V*Bench#

Overview#

V*Bench is a benchmark designed for evaluating visual search capabilities within multimodal reasoning systems. It focuses on actively locating and identifying specific visual information in high-resolution images, crucial for fine-grained visual understanding.

Task Description#

Task Type: Visual Search and Reasoning (Multiple-Choice)
Input: High-resolution image + targeted visual query
Output: Answer letter (A/B/C/D)
Domains: Visual search, fine-grained recognition, visual grounding

Key Features#

Tests targeted visual query capabilities
Focuses on high-resolution image understanding
Requires finding and reasoning about specific visual elements
Questions guided by natural language instructions
Evaluates fine-grained visual understanding in complex scenes

Evaluation Notes#

Default evaluation uses the test split
Primary metric: Accuracy on multiple-choice questions
Uses Chain-of-Thought (CoT) prompting with “ANSWER: [LETTER]” format
Metadata includes category and question ID for analysis

Properties#

Property	Value
Benchmark Name	`vstar_bench`
Dataset ID	lmms-lab/vstar-bench
Paper	N/A
Tags	`Grounding`, `MCQ`, `MultiModal`
Metrics	`acc`
Default Shots	0-shot
Evaluation Split	`test`

Data Statistics#

Metric	Value
Total Samples	191
Prompt Length (Mean)	366.07 chars
Prompt Length (Min/Max)	332 / 402 chars

Image Statistics:

Metric	Value
Total Images	191
Images per Sample	min: 1, max: 1, mean: 1
Resolution Range	1690x1500 - 5759x1440
Formats	jpeg

Sample Example#

Subset: default

{
  "input": [
    {
      "id": "d0b9c304",
      "content": [
        {
          "text": "Answer the following multiple choice question.
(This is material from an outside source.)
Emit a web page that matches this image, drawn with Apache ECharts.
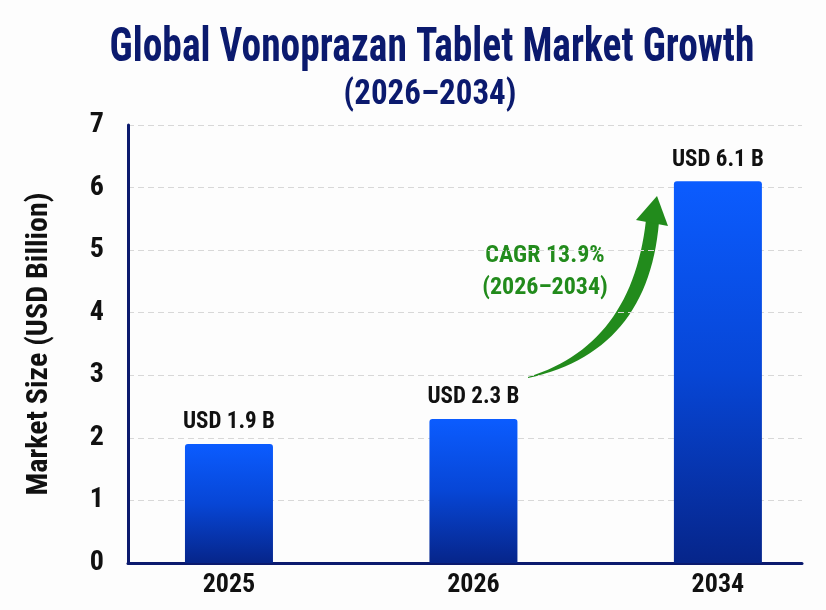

The last line of your response should be of the following format: 'ANSWER: [LETTER]' (without quotes) where [LETTER] is one of A, B, C, D. Think step by step before answering.\n\nWhat is the material of the glove?\n(A) rubber\n(B) cotton\n(C) kevlar\n(D) leather\nAnswer with the option's letter from the given choices directly."
        },
        {
          "image": "[BASE64_IMAGE: jpeg, ~1.2MB]"
        }
      ]
    }
  ],
  "choices": [
    "A",
    "B",
    "C",
    "D"
  ],
  "target": "A",
  "id": 0,
  "group_id": 0,
  "metadata": {
    "category": "direct_attributes",
    "question_id": "0"
  }
}

Prompt Template#

Prompt Template:

Answer the following multiple choice question. The last line of your response should be of the following format: 'ANSWER: [LETTER]' (without quotes) where [LETTER] is one of A, B, C, D. Think step by step before answering.

{question}

Usage#

Using CLI#

evalscope eval \
    --model YOUR_MODEL \
    --api-url OPENAI_API_COMPAT_URL \
    --api-key EMPTY_TOKEN \
    --datasets vstar_bench \
    --limit 10  # Remove this line for formal evaluation

Using Python#

from evalscope import run_task
from evalscope.config import TaskConfig

task_cfg = TaskConfig(
    model='YOUR_MODEL',
    api_url='OPENAI_API_COMPAT_URL',
    api_key='EMPTY_TOKEN',
    datasets=['vstar_bench'],
    limit=10,  # Remove this line for formal evaluation
)

run_task(task_cfg=task_cfg)